不意打ちで放たれた魔力弾が透き通る魔力の球体に包まれ...縮小して消えた。
「一体何が...。」
「ストップだニコ、飲み込まれるな。」
「へ!?」
そこにはなんと...キジコがいた。
「なんで、観覧席にいたんじゃ...。」
「向こうに行くとは言ったが観覧席に行くとは言っていない。隠密使ってずっと闘技場内にいたぞ。」
嘘だろ、気配感じなかった。
...いや待て、そういやキジコは私と魔力共有したから、共有した魔力が原因で気づけなかったのかな?私の魔力だし、力がキジコにある程度与えられたか...。

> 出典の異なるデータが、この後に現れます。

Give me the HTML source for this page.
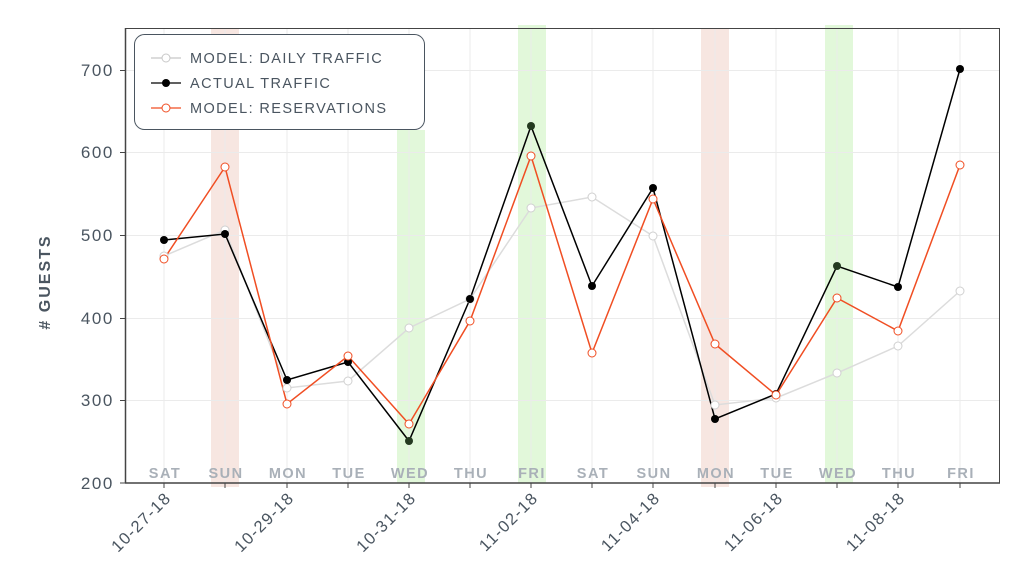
<!DOCTYPE html>
<html><head><meta charset="utf-8"><style>
body{margin:0;background:#fff}
text{font-family:"Liberation Sans",sans-serif}
</style></head><body>
<svg width="1020" height="583" xmlns="http://www.w3.org/2000/svg">
<rect width="1020" height="583" fill="#fff"/>
<rect x="211" y="28" width="28" height="459" fill="#f7e6e1"/>
<rect x="701" y="28" width="28" height="459" fill="#f7e6e1"/>
<rect x="397" y="130" width="28" height="353" fill="#e2f8da"/>
<rect x="518" y="25" width="28" height="458" fill="#e2f8da"/>
<rect x="825" y="25" width="28" height="458" fill="#e2f8da"/>
<g stroke="#ebebeb" stroke-width="1">
<line x1="125" x2="1000" y1="70.5" y2="70.5"/><line x1="125" x2="1000" y1="152.5" y2="152.5"/>
<line x1="125" x2="1000" y1="235.5" y2="235.5"/><line x1="125" x2="1000" y1="318.5" y2="318.5"/>
<line x1="125" x2="1000" y1="400.5" y2="400.5"/>
<line x1="164" x2="164" y1="28" y2="483"/><line x1="225" x2="225" y1="28" y2="483"/><line x1="287" x2="287" y1="28" y2="483"/><line x1="348" x2="348" y1="28" y2="483"/><line x1="409" x2="409" y1="28" y2="483"/><line x1="470" x2="470" y1="28" y2="483"/><line x1="531" x2="531" y1="28" y2="483"/><line x1="592" x2="592" y1="28" y2="483"/><line x1="653" x2="653" y1="28" y2="483"/><line x1="715" x2="715" y1="28" y2="483"/><line x1="776" x2="776" y1="28" y2="483"/><line x1="837" x2="837" y1="28" y2="483"/><line x1="898" x2="898" y1="28" y2="483"/><line x1="960" x2="960" y1="28" y2="483"/>
</g>
<rect x="125.5" y="28.5" width="874" height="454.5" fill="none" stroke="#444" stroke-width="1"/>
<line x1="125" x2="1000" y1="483" y2="483" stroke="#444" stroke-width="1.5"/>
<line x1="125.5" x2="125.5" y1="28" y2="483" stroke="#444" stroke-width="1.5"/>
<g stroke="#444"><line x1="120" x2="125" y1="70.5" y2="70.5"/><line x1="120" x2="125" y1="152.5" y2="152.5"/><line x1="120" x2="125" y1="235.5" y2="235.5"/><line x1="120" x2="125" y1="318.5" y2="318.5"/><line x1="120" x2="125" y1="400.5" y2="400.5"/><line x1="120" x2="125" y1="483" y2="483"/>
<line x1="164" x2="164" y1="483" y2="488"/><line x1="225" x2="225" y1="483" y2="488"/><line x1="287" x2="287" y1="483" y2="488"/><line x1="348" x2="348" y1="483" y2="488"/><line x1="409" x2="409" y1="483" y2="488"/><line x1="470" x2="470" y1="483" y2="488"/><line x1="531" x2="531" y1="483" y2="488"/><line x1="592" x2="592" y1="483" y2="488"/><line x1="653" x2="653" y1="483" y2="488"/><line x1="715" x2="715" y1="483" y2="488"/><line x1="776" x2="776" y1="483" y2="488"/><line x1="837" x2="837" y1="483" y2="488"/><line x1="898" x2="898" y1="483" y2="488"/><line x1="960" x2="960" y1="483" y2="488"/></g>
<g fill="#4a5560" font-size="17" text-anchor="end" letter-spacing="1.6">
<text x="114" y="76">700</text><text x="114" y="158">600</text><text x="114" y="241">500</text><text x="114" y="324">400</text><text x="114" y="406">300</text><text x="114" y="489">200</text></g>
<text transform="translate(50,282) rotate(-90)" text-anchor="middle" fill="#4a5560" font-size="16" font-weight="bold" letter-spacing="2">#  GUESTS</text>
<g fill="#a9b0b8" font-size="14.5" font-weight="bold" text-anchor="middle" letter-spacing="1.5">
<text x="165" y="478">SAT</text><text x="226" y="478">SUN</text><text x="288" y="478">MON</text><text x="349" y="478">TUE</text><text x="410" y="478">WED</text><text x="471" y="478">THU</text><text x="532" y="478">FRI</text><text x="593" y="478">SAT</text><text x="654" y="478">SUN</text><text x="716" y="478">MON</text><text x="777" y="478">TUE</text><text x="838" y="478">WED</text><text x="899" y="478">THU</text><text x="961" y="478">FRI</text></g>
<g fill="#4a5560" font-size="16.5" text-anchor="end" letter-spacing="1.3">
<text transform="translate(172,499) rotate(-45)">10-27-18</text>
<text transform="translate(295,499) rotate(-45)">10-29-18</text>
<text transform="translate(417,499) rotate(-45)">10-31-18</text>
<text transform="translate(539,499) rotate(-45)">11-02-18</text>
<text transform="translate(661,499) rotate(-45)">11-04-18</text>
<text transform="translate(784,499) rotate(-45)">11-06-18</text>
<text transform="translate(906,499) rotate(-45)">11-08-18</text></g>
<g fill="none" stroke-width="1.5">
<polyline stroke="#dcdcdc" points="164,256 225,230 287,388 348,381 409,328 470,299 531,208 592,197 653,236 715,405 776,398 837,373 898,346 960,291"/>
<polyline stroke="#000" points="164,240 225,234 287,380 348,362 409,441 470,299 531,126 592,286 653,188 715,419 776,394 837,266 898,287 960,69"/>
<polyline stroke="#f04e23" points="164,259 225,167 287,404 348,356 409,424 470,321 531,156 592,353 653,199 715,344 776,395 837,298 898,331 960,165"/>
</g>
<g fill="#fff" stroke="#d0d0d0" stroke-width="1">
<circle cx="164" cy="256" r="4"/><circle cx="225" cy="230" r="4"/><circle cx="287" cy="388" r="4"/><circle cx="348" cy="381" r="4"/><circle cx="409" cy="328" r="4"/><circle cx="470" cy="299" r="4"/><circle cx="531" cy="208" r="4"/><circle cx="592" cy="197" r="4"/><circle cx="653" cy="236" r="4"/><circle cx="715" cy="405" r="4"/><circle cx="776" cy="398" r="4"/><circle cx="837" cy="373" r="4"/><circle cx="898" cy="346" r="4"/><circle cx="960" cy="291" r="4"/></g>
<g fill="#000">
<circle cx="164" cy="240" r="4"/><circle cx="225" cy="234" r="4"/><circle cx="287" cy="380" r="4"/><circle cx="348" cy="362" r="4"/><circle cx="409" cy="441" r="4" fill="#243a20"/><circle cx="470" cy="299" r="4"/><circle cx="531" cy="126" r="4" fill="#243a20"/><circle cx="592" cy="286" r="4"/><circle cx="653" cy="188" r="4"/><circle cx="715" cy="419" r="4"/><circle cx="776" cy="394" r="4"/><circle cx="837" cy="266" r="4" fill="#243a20"/><circle cx="898" cy="287" r="4"/><circle cx="960" cy="69" r="4"/></g>
<g fill="#fff" stroke="#f04e23" stroke-width="1">
<circle cx="164" cy="259" r="4"/><circle cx="225" cy="167" r="4"/><circle cx="287" cy="404" r="4"/><circle cx="348" cy="356" r="4"/><circle cx="409" cy="424" r="4"/><circle cx="470" cy="321" r="4"/><circle cx="531" cy="156" r="4"/><circle cx="592" cy="353" r="4"/><circle cx="653" cy="199" r="4"/><circle cx="715" cy="344" r="4"/><circle cx="776" cy="395" r="4"/><circle cx="837" cy="298" r="4"/><circle cx="898" cy="331" r="4"/><circle cx="960" cy="165" r="4"/></g>
<rect x="134.5" y="34.5" width="290" height="95" rx="10" fill="#fff" stroke="#4a5560" stroke-width="1"/>
<line x1="151" x2="181" y1="58" y2="58" stroke="#c8c8c8" stroke-width="1.2"/><circle cx="166" cy="58" r="4" fill="#fff" stroke="#c8c8c8"/>
<line x1="151" x2="181" y1="83" y2="83" stroke="#000" stroke-width="1.2"/><circle cx="166" cy="83" r="4" fill="#000"/>
<line x1="151" x2="181" y1="108" y2="108" stroke="#f04e23" stroke-width="1.2"/><circle cx="166" cy="108" r="4" fill="#fff" stroke="#f04e23"/>
<g fill="#4a5560" font-size="14.5" letter-spacing="1.4">
<text x="190" y="63">MODEL: DAILY TRAFFIC</text><text x="190" y="88">ACTUAL TRAFFIC</text><text x="190" y="113">MODEL: RESERVATIONS</text></g>
</svg>
</body></html>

「ったく、慣れない力に飲み込まれるんじゃありません!」
「ううっ...ごめんなさい。」
また怒られた...。
「まぁでも、よく頑張りました!さっさと終わらせよう。」
「!...ああ!!」
[...ここで...。]
「ん?」
[ここで...終わってたまるか!!]
ギウスは私達を暴れ払い、修復途中のバリアを突き破り死に物狂いで外へ逃げる。
[ここで終わってたまるか!!我は...我は!!]
ギウスティージアは逃げる。
神である自身が今は逃げ延びる事こそが世界にとって最善だと判断したからだ。
だがそんなの見逃すつもりは一切ない。
「行くよキジコ!!」
「おう!!」
私とキジコは魔力を思いっきり解放する。
溢れる魔力は輝き、力を感じさせる。
解放した魔力を手に収束する。
[愚かな、今撃とうとしてももう遅い!ここからであれば簡単に避ける事が出来るわ!]
「本当にそうかしら。」
[!?]
ギウスの動きが突然止まり、
その横には桃花様がいた。
[なぜだ...なぜ動ける!!]
「当たり前よ、あんたがニコちゃんに残り少なくなった魔力や神の力を使うから、神の加護の拘束の効力が消えたのよ。」
[...!!!]
「神の力味わったお礼に、とびきり強力な金縛りをかけたわ。じゃーねー!」
[まずい...まずい!!動け、動け!!!]
ギウスは焦る。
死が迫っているから。
見下していた奴らの仕返しを受けるから。
己よりも下等な存在に手を下されるから。
憎く忌々しい存在に手を下されるから。
支配したはずの肉体を失ったから。
「そういや...前にこの技撃った時は無駄にかっこよく名前つけてたけど...やっぱりキジコが考えた名前で撃った方が楽しいや。」
「そうか?まぁニコがそう言うならそれでいいか!」
これで最後だ、二度と現れるなよ!!
「「極限魔力大砲撃!!!!!」」
[嫌だ...嫌だ!!我は我はああああああ!!!]
放出された魔砲エネルギーはギウスを消し飛ばし、空の彼方へ消えた.......。
ーーーーーーーーーー
キジコ視点
青い空が広がる。
「ふぅ...終わった。」
「あー疲れた、疲れすぎた、もう無理。」
両者体力魔力すっからかんで地面にへたり込む。
「おーい、お前ら!!」
「おーす...あーダメ、元気も残り少ない。」
「私もー...。」
皆が走って来た。
「あーせめて体の傷だけでも治してくれないかな。」
「私もー。」
『では遠慮なく。完全回復治療。」
「うお、傷が癒えた!」
「この技...まさか!」
へたり込む私達の上を飛び通り過ぎる精霊。
『お疲れ様なの。』
「「スアああああああーーーッ!!!」」
『わ゛あああーーーッいきなり二人で抱きついてくるなの!!?』
「良かっだあああああ!!!」
「お前ら泣き喜んで余計に体力使うな!!さっさと帰るぞ!!」
「スパルタはんたーい。」
「はんたーい。」
「私が乗せますわ、ご主人様、ニコ様!!」
ルザーナが魔物形態になる。
だが地竜に覚醒したためか...3倍デカくなって見た目もちょっと変わった?
「あ、失礼しました!」
慌てていつもの大きさに戻った。
「これで大丈夫です!」
「じゃ、ありがたく乗せてもらうか。」
「ルザーナお願いねー。」
「はい!!」
こうして、ニコにとって長く関わっていた一つの騒動に、ようやく終止符が打たれた。
ちなみにクロマは転移頼られずちょっといじけてた。
ちなみに魔砲撃った際、闘技場の観覧席と壁が一部消し飛んだ。